To institutionalize simplicity, we should:
- Set strict code size targets for core consensus logic (inspired by projects like TinyGrad).
- Isolate legacy logic from critical paths.
- Favor encapsulation over diffusion of complexity.
- Demand clear, verifiable guarantees for every design choice.
Ethereum doesn’t need to copy Bitcoin—but it can learn from its elegance. By embracing minimalism, Ethereum can become not just scalable, but truly sustainable.
Frequently Asked Questions
Q: Why is protocol simplicity important for blockchain security?
A: Simpler protocols are easier to audit, less prone to bugs, and harder to manipulate socially or technically. Fewer moving parts mean fewer failure points.
Q: Can Ethereum really replace the EVM without breaking apps?

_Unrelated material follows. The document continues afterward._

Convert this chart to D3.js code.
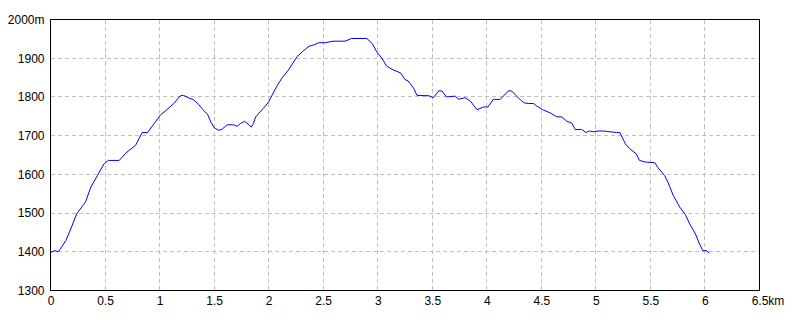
<!DOCTYPE html>
<html>
<head>
<meta charset="utf-8">
<script src="https://cdn.jsdelivr.net/npm/d3@7"></script>
<style>
  body { margin: 0; background: #fff; }
  svg text { font-family: "Liberation Sans Narrow", "Liberation Sans", Arial, sans-serif; font-size: 12px; fill: #000; }
</style>
</head>
<body>
<div id="profile"></div>
<script>
// distance along the route (km) and elevation (m)
let dist = [0, 0.04, 0.07, 0.09, 0.14, 0.18, 0.24, 0.32, 0.37, 0.43,
    0.49, 0.53, 0.63, 0.69, 0.78, 0.84, 0.89, 0.96, 1.01, 1.05,
    1.13, 1.19, 1.22, 1.27, 1.31, 1.36, 1.40, 1.44, 1.47, 1.50,
    1.54, 1.57, 1.62, 1.68, 1.71, 1.74, 1.78, 1.82, 1.84, 1.86,
    1.88, 1.92, 1.95, 2.00, 2.03, 2.08, 2.12, 2.18, 2.26, 2.31,
    2.37, 2.41, 2.46, 2.52, 2.59, 2.70, 2.76, 2.90, 2.95, 2.99,
    3.04, 3.08, 3.14, 3.21, 3.25, 3.28, 3.33, 3.36, 3.47, 3.51,
    3.56, 3.59, 3.63, 3.71, 3.74, 3.80, 3.85, 3.91, 3.97, 4.01,
    4.06, 4.12, 4.20, 4.23, 4.29, 4.34, 4.38, 4.43, 4.46, 4.52,
    4.58, 4.64, 4.69, 4.73, 4.78, 4.81, 4.87, 4.91, 4.94, 4.98,
    5.02, 5.07, 5.19, 5.22, 5.27, 5.31, 5.37, 5.40, 5.45, 5.54,
    5.57, 5.63, 5.66, 5.71, 5.77, 5.82, 5.86, 5.91, 5.95, 5.98,
    6.01, 6.04];

let elev = [1398, 1403, 1400, 1407, 1429, 1455, 1498, 1528, 1567, 1597,
    1627, 1636, 1636, 1655, 1675, 1708, 1708, 1735, 1754, 1763,
    1783, 1803, 1804, 1797, 1793, 1780, 1766, 1755, 1735, 1721,
    1714, 1716, 1728, 1728, 1724, 1731, 1737, 1728, 1722, 1731,
    1748, 1761, 1770, 1787, 1804, 1830, 1848, 1869, 1904, 1917,
    1931, 1934, 1940, 1940, 1944, 1944, 1951, 1951, 1938, 1917,
    1899, 1880, 1870, 1862, 1845, 1841, 1822, 1804, 1803, 1798,
    1816, 1815, 1800, 1802, 1794, 1798, 1789, 1767, 1774, 1774,
    1794, 1793, 1816, 1815, 1797, 1785, 1783, 1783, 1776, 1766,
    1759, 1749, 1748, 1738, 1732, 1716, 1716, 1708, 1712, 1710,
    1712, 1712, 1708, 1708, 1679, 1666, 1653, 1636, 1632, 1630,
    1617, 1597, 1580, 1545, 1515, 1496, 1472, 1448, 1420, 1403,
    1403, 1397];

let xTicks = [0, 0.5, 1, 1.5, 2, 2.5, 3, 3.5, 4, 4.5, 5, 5.5, 6, 6.5];
let yTicks = [1300, 1400, 1500, 1600, 1700, 1800, 1900, 2000];

function draw_profile() {
    let width = 800;
    let height = 320;
    let left = 50.5, right = 759.5, top = 19.5, bottom = 290.5;

    let x = d3.scaleLinear().domain([0, 6.5]).range([left, right]);
    let y = d3.scaleLinear().domain([1300, 2000]).range([bottom, top]);

    let svg = d3.select("#profile")
        .append("svg")
        .attr("width", width)
        .attr("height", height);

    // dashed grid
    let grid = svg.append("g")
        .attr("stroke", "#c0c0c0")
        .attr("stroke-width", 1)
        .attr("stroke-dasharray", "4,3")
        .attr("shape-rendering", "crispEdges");

    grid.selectAll(".gx")
        .data(xTicks.slice(1, -1))
        .enter()
        .append("line")
        .attr("x1", d => x(d)).attr("x2", d => x(d))
        .attr("y1", top).attr("y2", bottom);

    grid.selectAll(".gy")
        .data(yTicks.slice(1, -1))
        .enter()
        .append("line")
        .attr("x1", left).attr("x2", right)
        .attr("y1", d => y(d)).attr("y2", d => y(d));

    // frame
    svg.append("rect")
        .attr("x", left).attr("y", top)
        .attr("width", right - left).attr("height", bottom - top)
        .attr("fill", "none")
        .attr("stroke", "#000")
        .attr("stroke-width", 1)
        .attr("shape-rendering", "crispEdges");

    // axes labels
    let yAxis = d3.axisLeft(y)
        .tickValues(yTicks)
        .tickSize(0)
        .tickPadding(6)
        .tickFormat(d => d === 2000 ? d + "m" : d);
    svg.append("g")
        .attr("transform", `translate(${left},0)`)
        .call(yAxis)
        .call(g => g.select(".domain").remove());

    let xAxis = d3.axisBottom(x)
        .tickValues(xTicks)
        .tickSize(0)
        .tickPadding(6)
        .tickFormat(d => d);
    let gx = svg.append("g")
        .attr("transform", `translate(0,${bottom})`)
        .call(xAxis)
        .call(g => g.select(".domain").remove());

    // "km" unit after the last tick label
    let last = gx.selectAll(".tick text").filter(d => d === 6.5);
    let w = last.node().getComputedTextLength();
    last.attr("text-anchor", "start").attr("x", -w / 2);
    last.append("tspan").text("km");

    svg.selectAll(".tick text")
        .style("font-family", "'Liberation Sans Narrow', 'Liberation Sans', Arial, sans-serif")
        .style("font-size", "12px")
        .attr("fill", "#000");

    // elevation line
    let pts = dist.map((d, i) => [d, elev[i]]);
    let line = d3.line()
        .x(d => x(d[0]))
        .y(d => y(d[1]));

    svg.append("path")
        .datum(pts)
        .attr("d", line)
        .attr("fill", "none")
        .attr("stroke", "#0000ff")
        .attr("stroke-width", 1);
}

draw_profile();
</script>
</body>
</html>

A: Yes—by deploying an EVM interpreter on the new VM (e.g., RISC-V), existing contracts continue running without changes. The transition is gradual and backward-compatible.
Q: What are the risks of switching to a new consensus mechanism?

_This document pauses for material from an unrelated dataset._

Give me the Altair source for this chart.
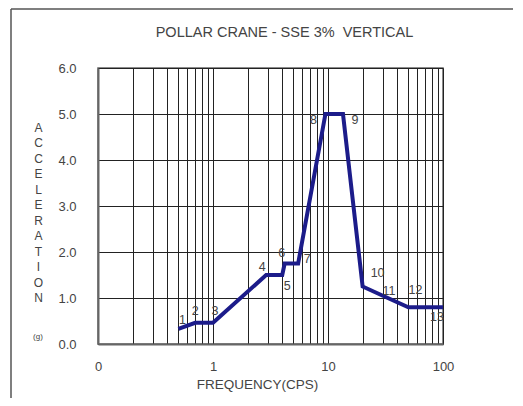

A: The proposed design builds on proven concepts (ZK aggregation, capped validators) and maintains key security properties. Risks are mitigated through phased testing on testnets like 3sf-mini.
Q: How does shared erasure coding improve network efficiency?
A: When all layers use the same coding scheme, downloaded data fragments can serve multiple purposes—reducing bandwidth use and enabling faster validation.
Q: Will SSZ replace ABI encoding for smart contracts?
A: Not fully—but adopting SSZ-like structures ensures consistency between on-chain data and contract interfaces, improving tooling reliability.
Q: Is RISC-V mature enough for blockchain use?
A: RISC-V is already used in hardware and embedded systems. Its open standard and modularity make it ideal for blockchain VMs, especially with ZK integration.